Source code of charts:
-------
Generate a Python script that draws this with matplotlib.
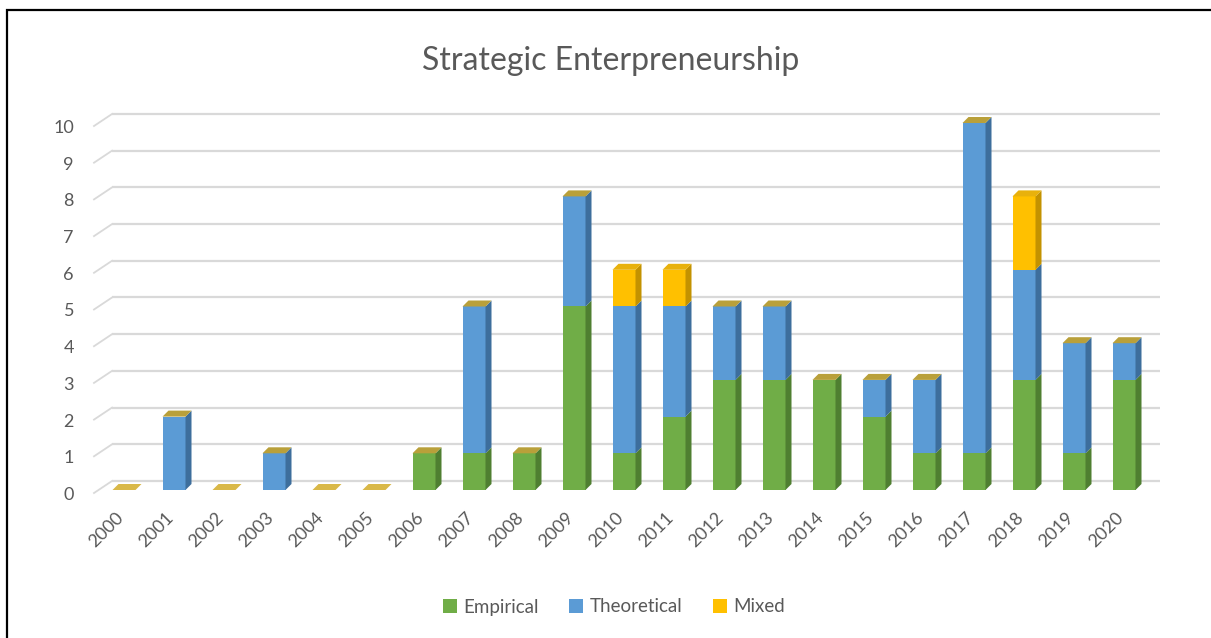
import matplotlib
matplotlib.use("Agg")
import matplotlib.pyplot as plt
from matplotlib.patches import Polygon, Rectangle, Patch

# ---- data -------------------------------------------------------------
years = [str(y) for y in range(2000, 2021)]
empirical   = [0, 0, 0, 0, 0, 0, 1, 1, 1, 5, 1, 2, 3, 3, 3, 2, 1, 1, 3, 1, 3]
theoretical = [0, 2, 0, 1, 0, 0, 0, 4, 0, 3, 4, 3, 2, 2, 0, 1, 2, 9, 3, 3, 1]
mixed       = [0, 0, 0, 0, 0, 0, 0, 0, 0, 0, 1, 1, 0, 0, 0, 0, 0, 0, 2, 0, 0]
y_ticks = list(range(0, 11))
series_names = ["Empirical", "Theoretical", "Mixed"]
title = "Strategic Enterpreneurship"

# ---- style ------------------------------------------------------------
FONT = ["Lato", "DejaVu Sans"]
plt.rcParams["font.family"] = FONT
TEXT = "#595959"
GRID = "#d9d9d9"
front_cols = ["#70AD47", "#5B9BD5", "#FFC000"]
side_cols = ["#4F7F31", "#3D6E9C", "#C39200"]
top_cols = ["#8CC063", "#7FB2E0", "#E8B10C"]
cap_col = "#B9A03A"          # flat cap left by an empty top series

W, H = 1211, 638
fig = plt.figure(figsize=(W / 100, H / 100), dpi=100)
ax = fig.add_axes([0, 0, 1, 1])

# layout in pixels: first category centre, category step, floor, unit height
x0_px, step_px = 124, 50
base_px, unit_px = 490, 36.7
ax.set_xlim((0 - x0_px) / step_px, (W - x0_px) / step_px)
ax.set_ylim((base_px - H) / unit_px, base_px / unit_px)
ax.axis("off")
px = 1.0 / step_px
py = 1.0 / unit_px

# ---- back wall gridlines + left wall edges ---------------------------
back_dy = 9 * py
x_wall = (112 - x0_px) * px
x_end = (1160 - x0_px) * px
x_side = (94 - x0_px) * px
for v in y_ticks:
    yb = v + back_dy
    ax.plot([x_wall, x_end], [yb, yb], color=GRID, lw=1.6,
            solid_capstyle="butt", zorder=1)
    ax.plot([x_side, x_wall], [yb - 12 * py, yb], color=GRID, lw=1.3,
            zorder=1)
    ax.text((74 - x0_px) * px, v - 5 * py, str(v), ha="right", va="center",
            fontsize=13, color=TEXT)

# ---- 3-D style stacked columns ----------------------------------------
w = 23 * px
dx = 6 * px
dy = 6 * py
series = [empirical, theoretical, mixed]
for i in range(len(years)):
    bottom = 0.0
    top_idx = None
    for k, vals in enumerate(series):
        v = vals[i]
        if v <= 0:
            continue
        l, r = i - w / 2, i + w / 2
        t = bottom + v
        ax.add_patch(Rectangle((l, bottom), w, v, facecolor=front_cols[k],
                               edgecolor="none", zorder=3))
        ax.add_patch(Polygon([(r, bottom), (r + dx, bottom + dy),
                              (r + dx, t + dy), (r, t)],
                             closed=True, facecolor=side_cols[k],
                             edgecolor="none", zorder=3))
        bottom = t
        top_idx = k
    l, r = i - w / 2, i + w / 2
    if top_idx is None:
        cap = "#D9B848"
    elif top_idx == 2:
        cap = top_cols[2]
    else:
        cap = cap_col
    ax.add_patch(Polygon([(l, bottom), (l + dx, bottom + dy),
                          (r + dx, bottom + dy), (r, bottom)],
                         closed=True, facecolor=cap, edgecolor="none",
                         zorder=4))
    # category label
    ax.text(i - 3 * px, -25 * py, years[i], rotation=45,
            rotation_mode="anchor", ha="right", va="center",
            fontsize=13, color=TEXT)

# ---- title, legend, frame --------------------------------------------
fig.text(0.504, 1 - 61 / H, title, ha="center", va="center",
         fontsize=23, color=TEXT)

handles = [Patch(facecolor=c, edgecolor="none") for c in front_cols]
fig.legend(handles, series_names, loc="center",
           bbox_to_anchor=(614 / W, 1 - 607 / H), ncol=3, frameon=False,
           fontsize=13.5, labelcolor=TEXT, handlelength=0.75,
           handleheight=0.75, handletextpad=0.35, columnspacing=1.6)

fig.add_artist(Rectangle((7 / W, -0.1), 1.2, 0.1 + 1 - 10 / H,
                         transform=fig.transFigure, fill=False,
                         edgecolor="black", lw=1.6, clip_on=False))

fig.savefig("out.png", dpi=100)
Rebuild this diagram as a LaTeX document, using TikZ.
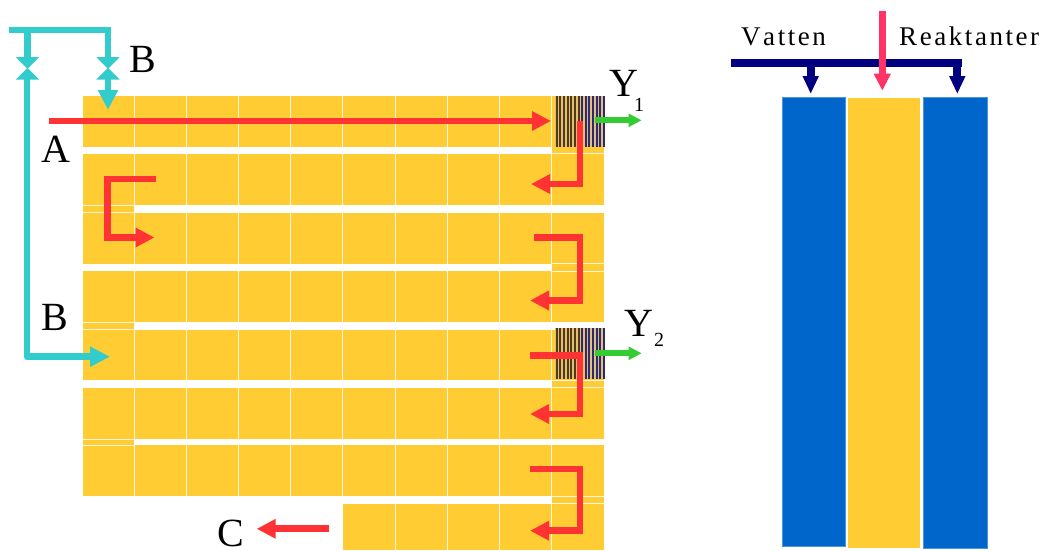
-------
-- Work required --
Of all the lines above, how many contain "this"? Give the number and nothing more.

-- Exercise output --
2